In "Public schools: the state church" (Opinion * Commentary, Nov. 11), Thomas C. Hunt and James C. Carper state that it is unfair for those people sending their children to private schools to have to pay taxes that are used for public education.
They make an excellent point, but they need to take their argument to its logical conclusion.
That is, no one who does not benefit directly from public schools should have to pay taxes supporting public education. That means those who have no children should be exempt, as should those parents who children have graduated or have otherwise left the school system.
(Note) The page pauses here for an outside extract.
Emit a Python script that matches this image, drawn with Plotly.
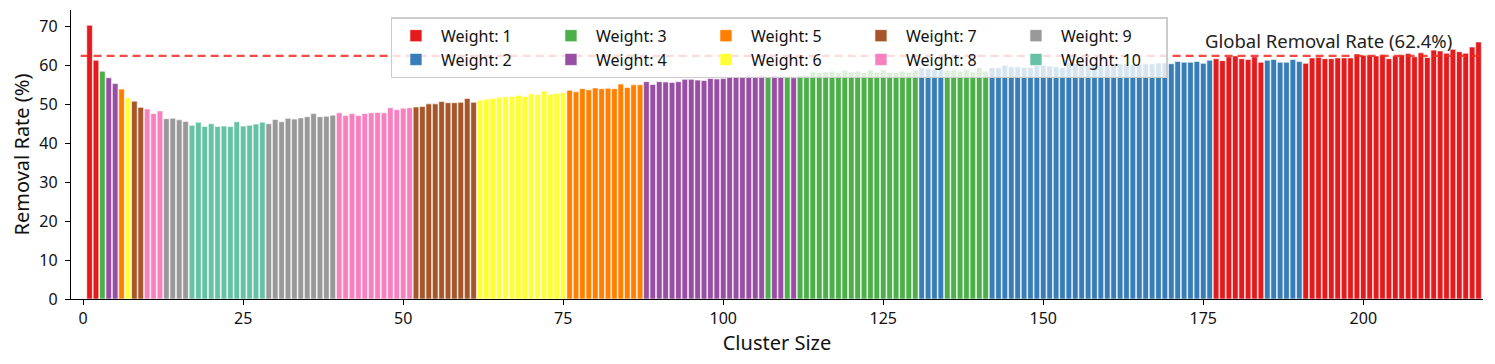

And let's carry the idea one step further: People who do have children in public schools should be taxed at a rate commensurate with the number of children they have enrolled.
In fact, if we excused those sending their children to private schools or home schooling from taxes supporting public education, the rest of us, including those of us with no children and those too poor to afford private schools or home schooling, would be forced to pay more taxes to take up the slack.
We would be, in effect, subsidizing schools that are, in the great majority, private for religious reasons, which would be a violation of the separation of church and state.
Mr. Hunt and Mr. Carper overlook the benefits to the whole society of public education. Even when it is struggling, it does ensure that everyone in America will grow up with at least some knowledge, training and discipline. It is precisely because public eduction benefits the entire society that the entire society is expected to pay for it.
No taxes for things we oppose? Sure!
Professors Thomas C. Hunt and James C. Carper promote the libertarian notion that parents who don't like the curriculum in the public schools "as a matter of conscience" and who provide alternative education for their children should not have to "pay twice" ("Public schools: the state church," Opinion
Commentary, Nov. 11).
The idea that we should not have to pay taxes for the activities of government that we oppose has interesting consequences. I oppose the war in Iraq "as a matter of conscience," and there are millions of other Americans who feel the same way.
Perhaps if the Hunt-Carper theory is adopted by the IRS, the troops will soon be home. I look forward to that particular checkoff box on this year's 1040 form.
George H. Kaplan
Priest paid the price for breaking rules
As evident by the letters supporting the Rev. Ray Martin ("Priest's punishment will hurt parishioners," Nov. 14), rules don't seem to make any difference to many Catholics in his parish, but feelings do.
Why should it be a surprise to anyone that the Catholic Church has rules? Most organizations have rules, and you usually can't pick and choose the rules you want to follow.
If Father Martin, as a priest in the Catholic Church, doesn't follow the rules, how can he expect his flock to follow the rules?
It is unfortunate that Father Martin's own actions are the reason he was removed. Let's pray for his repentance and faithful return to the Catholic Church and its teachings.
Mary R. Zaepfel
Church actions show skewed priorities
I cannot help but wonder what God would think a worst sin: to have a cardinal of the Roman Catholic Church moving priests from one location to another instead of reporting them to the police for sexually abusing children, or to take a priest from a close-knit neighborhood where people of all faiths work together in harmony, because he allowed an Episcopal priest to read the Gospel.
One of the most impressive services I ever attended was the wedding of a friend where a Catholic priest and a Jewish rabbi officiated together. I was amazed at the similarity of their prayers. That was years ago, and yes, that marriage is alive and well.
Our wealthy nation can't afford pensions?
Susan Reimer's column calling on the soon-to-be-elderly to relinquish their Social Security benefits or wait another decade or two before retiring nicely does the work of Republican reactionaries ("Arguing against the rush to retire," Nov. 11): Blame retirees for coming fiscal problems. Extol individual sacrifice. Curse the baby boomers.
Ignore the Bush tax cuts during a time of vast military expenditures. Ignore the more than $2 trillion that will be wasted in an unnecessary war. Ignore the fact that the U.S., alone among wealthy nations, has no national health plan. Ignore enormous disparities in wealth flowing, in part, from assaults on the progressive income tax. Throw out the New Deal and march happily back to the 19th century's "survival of the fittest" mentality.
The richest country in the world can spend more money on defense than the rest of the world combined and watch CEOs retire on payouts larger than the GDP of small countries. But it can't afford pensions for its workers, according to Ms. Reimer.